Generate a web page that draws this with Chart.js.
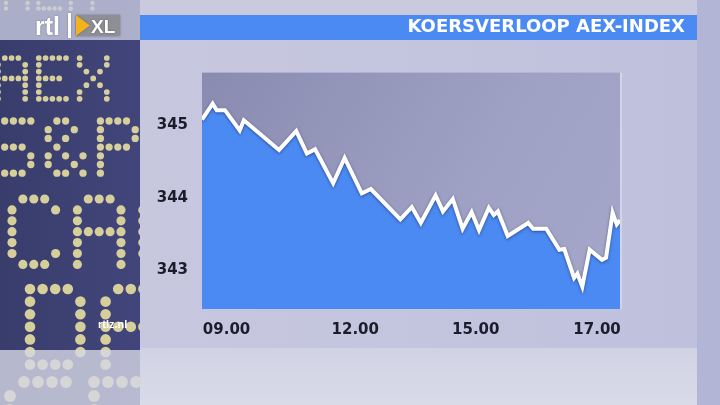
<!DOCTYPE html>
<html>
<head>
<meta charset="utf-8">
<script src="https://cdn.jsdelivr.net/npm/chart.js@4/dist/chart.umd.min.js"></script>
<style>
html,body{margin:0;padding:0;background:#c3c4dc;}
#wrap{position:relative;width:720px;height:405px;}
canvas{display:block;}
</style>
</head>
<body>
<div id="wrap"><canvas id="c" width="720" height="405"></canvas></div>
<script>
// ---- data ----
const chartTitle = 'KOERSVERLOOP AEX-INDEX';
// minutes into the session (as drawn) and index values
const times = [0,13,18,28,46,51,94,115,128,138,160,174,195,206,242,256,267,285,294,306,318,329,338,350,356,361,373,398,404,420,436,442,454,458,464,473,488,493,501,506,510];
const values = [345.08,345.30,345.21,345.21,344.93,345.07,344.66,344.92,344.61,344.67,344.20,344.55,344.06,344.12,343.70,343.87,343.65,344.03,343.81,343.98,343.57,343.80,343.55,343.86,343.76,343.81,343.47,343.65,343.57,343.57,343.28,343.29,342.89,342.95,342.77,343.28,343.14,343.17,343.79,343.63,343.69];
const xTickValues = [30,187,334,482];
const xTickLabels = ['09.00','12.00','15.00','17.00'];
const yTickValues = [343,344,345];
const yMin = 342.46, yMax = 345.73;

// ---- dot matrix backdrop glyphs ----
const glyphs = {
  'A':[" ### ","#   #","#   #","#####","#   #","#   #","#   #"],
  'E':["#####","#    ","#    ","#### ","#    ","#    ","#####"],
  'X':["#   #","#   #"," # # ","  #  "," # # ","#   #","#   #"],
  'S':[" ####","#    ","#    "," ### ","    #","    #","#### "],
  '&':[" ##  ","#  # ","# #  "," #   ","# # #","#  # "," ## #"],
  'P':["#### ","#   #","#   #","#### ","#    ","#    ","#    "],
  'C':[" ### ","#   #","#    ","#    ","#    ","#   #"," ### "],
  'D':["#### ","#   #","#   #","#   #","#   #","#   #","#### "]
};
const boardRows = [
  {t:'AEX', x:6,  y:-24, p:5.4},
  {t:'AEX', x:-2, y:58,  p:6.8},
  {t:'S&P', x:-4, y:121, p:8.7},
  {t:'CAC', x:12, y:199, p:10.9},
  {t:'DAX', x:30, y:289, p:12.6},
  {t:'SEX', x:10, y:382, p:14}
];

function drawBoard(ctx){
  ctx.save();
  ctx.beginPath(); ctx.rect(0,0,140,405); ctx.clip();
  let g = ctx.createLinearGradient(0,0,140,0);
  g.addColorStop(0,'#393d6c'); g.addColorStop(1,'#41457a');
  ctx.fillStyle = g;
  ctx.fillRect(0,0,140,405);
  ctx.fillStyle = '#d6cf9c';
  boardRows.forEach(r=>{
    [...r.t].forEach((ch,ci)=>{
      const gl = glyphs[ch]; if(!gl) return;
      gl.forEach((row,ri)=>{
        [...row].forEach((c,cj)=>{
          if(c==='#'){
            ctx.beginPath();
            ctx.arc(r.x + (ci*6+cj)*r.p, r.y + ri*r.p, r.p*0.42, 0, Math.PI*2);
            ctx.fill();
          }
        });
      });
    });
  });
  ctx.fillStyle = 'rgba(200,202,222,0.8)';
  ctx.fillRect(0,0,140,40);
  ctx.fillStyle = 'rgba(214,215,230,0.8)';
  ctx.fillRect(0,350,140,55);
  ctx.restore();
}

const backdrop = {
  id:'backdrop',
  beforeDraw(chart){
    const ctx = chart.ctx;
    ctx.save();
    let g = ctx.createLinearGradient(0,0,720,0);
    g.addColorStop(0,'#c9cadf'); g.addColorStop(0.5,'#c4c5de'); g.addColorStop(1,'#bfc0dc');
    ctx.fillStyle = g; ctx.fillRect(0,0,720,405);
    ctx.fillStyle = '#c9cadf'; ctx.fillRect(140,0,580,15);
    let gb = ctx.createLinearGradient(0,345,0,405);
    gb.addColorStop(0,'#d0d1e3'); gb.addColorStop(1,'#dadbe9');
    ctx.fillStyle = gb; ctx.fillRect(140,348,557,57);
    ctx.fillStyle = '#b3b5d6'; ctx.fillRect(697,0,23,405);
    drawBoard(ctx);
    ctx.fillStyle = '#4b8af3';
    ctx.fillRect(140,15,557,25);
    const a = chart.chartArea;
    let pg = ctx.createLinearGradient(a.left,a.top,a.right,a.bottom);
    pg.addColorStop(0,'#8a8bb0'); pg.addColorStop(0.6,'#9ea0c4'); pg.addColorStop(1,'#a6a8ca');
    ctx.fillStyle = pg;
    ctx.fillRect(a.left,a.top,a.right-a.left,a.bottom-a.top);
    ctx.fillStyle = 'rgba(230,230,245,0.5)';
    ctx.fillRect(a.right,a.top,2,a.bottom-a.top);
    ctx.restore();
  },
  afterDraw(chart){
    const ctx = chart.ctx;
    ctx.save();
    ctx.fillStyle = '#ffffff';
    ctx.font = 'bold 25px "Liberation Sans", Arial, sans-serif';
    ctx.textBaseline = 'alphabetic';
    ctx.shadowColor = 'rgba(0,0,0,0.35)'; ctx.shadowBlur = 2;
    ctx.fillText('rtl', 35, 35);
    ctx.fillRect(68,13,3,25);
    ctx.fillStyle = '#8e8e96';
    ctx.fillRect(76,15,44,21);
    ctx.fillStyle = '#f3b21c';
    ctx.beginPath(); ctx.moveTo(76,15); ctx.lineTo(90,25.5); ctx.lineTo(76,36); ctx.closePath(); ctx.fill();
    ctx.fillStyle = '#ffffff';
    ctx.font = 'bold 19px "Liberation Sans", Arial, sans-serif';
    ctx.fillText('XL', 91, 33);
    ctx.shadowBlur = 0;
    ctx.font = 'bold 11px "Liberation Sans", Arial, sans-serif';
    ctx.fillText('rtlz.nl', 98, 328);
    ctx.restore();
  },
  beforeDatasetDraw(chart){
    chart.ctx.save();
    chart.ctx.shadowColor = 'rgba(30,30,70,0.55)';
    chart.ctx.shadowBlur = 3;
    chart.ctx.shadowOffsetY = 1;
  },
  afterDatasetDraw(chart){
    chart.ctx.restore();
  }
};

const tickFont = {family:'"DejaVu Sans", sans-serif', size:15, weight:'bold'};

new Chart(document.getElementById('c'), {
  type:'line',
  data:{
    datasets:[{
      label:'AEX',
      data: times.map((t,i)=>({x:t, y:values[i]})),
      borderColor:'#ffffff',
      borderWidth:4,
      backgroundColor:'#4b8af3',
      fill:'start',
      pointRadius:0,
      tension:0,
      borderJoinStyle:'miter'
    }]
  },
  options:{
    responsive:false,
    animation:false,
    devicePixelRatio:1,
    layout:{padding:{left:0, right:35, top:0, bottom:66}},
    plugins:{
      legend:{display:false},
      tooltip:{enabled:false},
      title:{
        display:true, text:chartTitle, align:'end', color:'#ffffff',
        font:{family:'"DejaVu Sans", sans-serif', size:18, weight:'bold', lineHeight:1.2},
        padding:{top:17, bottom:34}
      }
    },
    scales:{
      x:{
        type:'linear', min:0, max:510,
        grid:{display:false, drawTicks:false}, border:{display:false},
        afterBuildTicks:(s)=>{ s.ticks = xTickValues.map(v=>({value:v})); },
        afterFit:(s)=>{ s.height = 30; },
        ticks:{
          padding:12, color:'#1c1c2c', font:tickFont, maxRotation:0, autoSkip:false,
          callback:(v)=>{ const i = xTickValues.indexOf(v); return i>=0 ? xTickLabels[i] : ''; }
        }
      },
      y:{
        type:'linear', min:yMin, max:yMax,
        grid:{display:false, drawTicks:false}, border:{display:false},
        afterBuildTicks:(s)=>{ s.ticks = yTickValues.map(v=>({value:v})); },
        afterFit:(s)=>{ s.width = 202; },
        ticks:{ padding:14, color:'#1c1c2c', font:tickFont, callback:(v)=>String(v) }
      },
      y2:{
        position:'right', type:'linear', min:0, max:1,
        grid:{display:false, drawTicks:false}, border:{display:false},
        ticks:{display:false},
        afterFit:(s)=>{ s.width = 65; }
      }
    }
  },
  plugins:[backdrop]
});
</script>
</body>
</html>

————

# Stated goal
Repeat only what lies between the start of the data and the end of the line containing "const yMin = 342.46, yMax = 345.73;", exactly, with pictures left out.

# Correct result
Generate a web page that draws this with Chart.js.
<!DOCTYPE html>
<html>
<head>
<meta charset="utf-8">
<script src="https://cdn.jsdelivr.net/npm/chart.js@4/dist/chart.umd.min.js"></script>
<style>
html,body{margin:0;padding:0;background:#c3c4dc;}
#wrap{position:relative;width:720px;height:405px;}
canvas{display:block;}
</style>
</head>
<body>
<div id="wrap"><canvas id="c" width="720" height="405"></canvas></div>
<script>
// ---- data ----
const chartTitle = 'KOERSVERLOOP AEX-INDEX';
// minutes into the session (as drawn) and index values
const times = [0,13,18,28,46,51,94,115,128,138,160,174,195,206,242,256,267,285,294,306,318,329,338,350,356,361,373,398,404,420,436,442,454,458,464,473,488,493,501,506,510];
const values = [345.08,345.30,345.21,345.21,344.93,345.07,344.66,344.92,344.61,344.67,344.20,344.55,344.06,344.12,343.70,343.87,343.65,344.03,343.81,343.98,343.57,343.80,343.55,343.86,343.76,343.81,343.47,343.65,343.57,343.57,343.28,343.29,342.89,342.95,342.77,343.28,343.14,343.17,343.79,343.63,343.69];
const xTickValues = [30,187,334,482];
const xTickLabels = ['09.00','12.00','15.00','17.00'];
const yTickValues = [343,344,345];
const yMin = 342.46, yMax = 345.73;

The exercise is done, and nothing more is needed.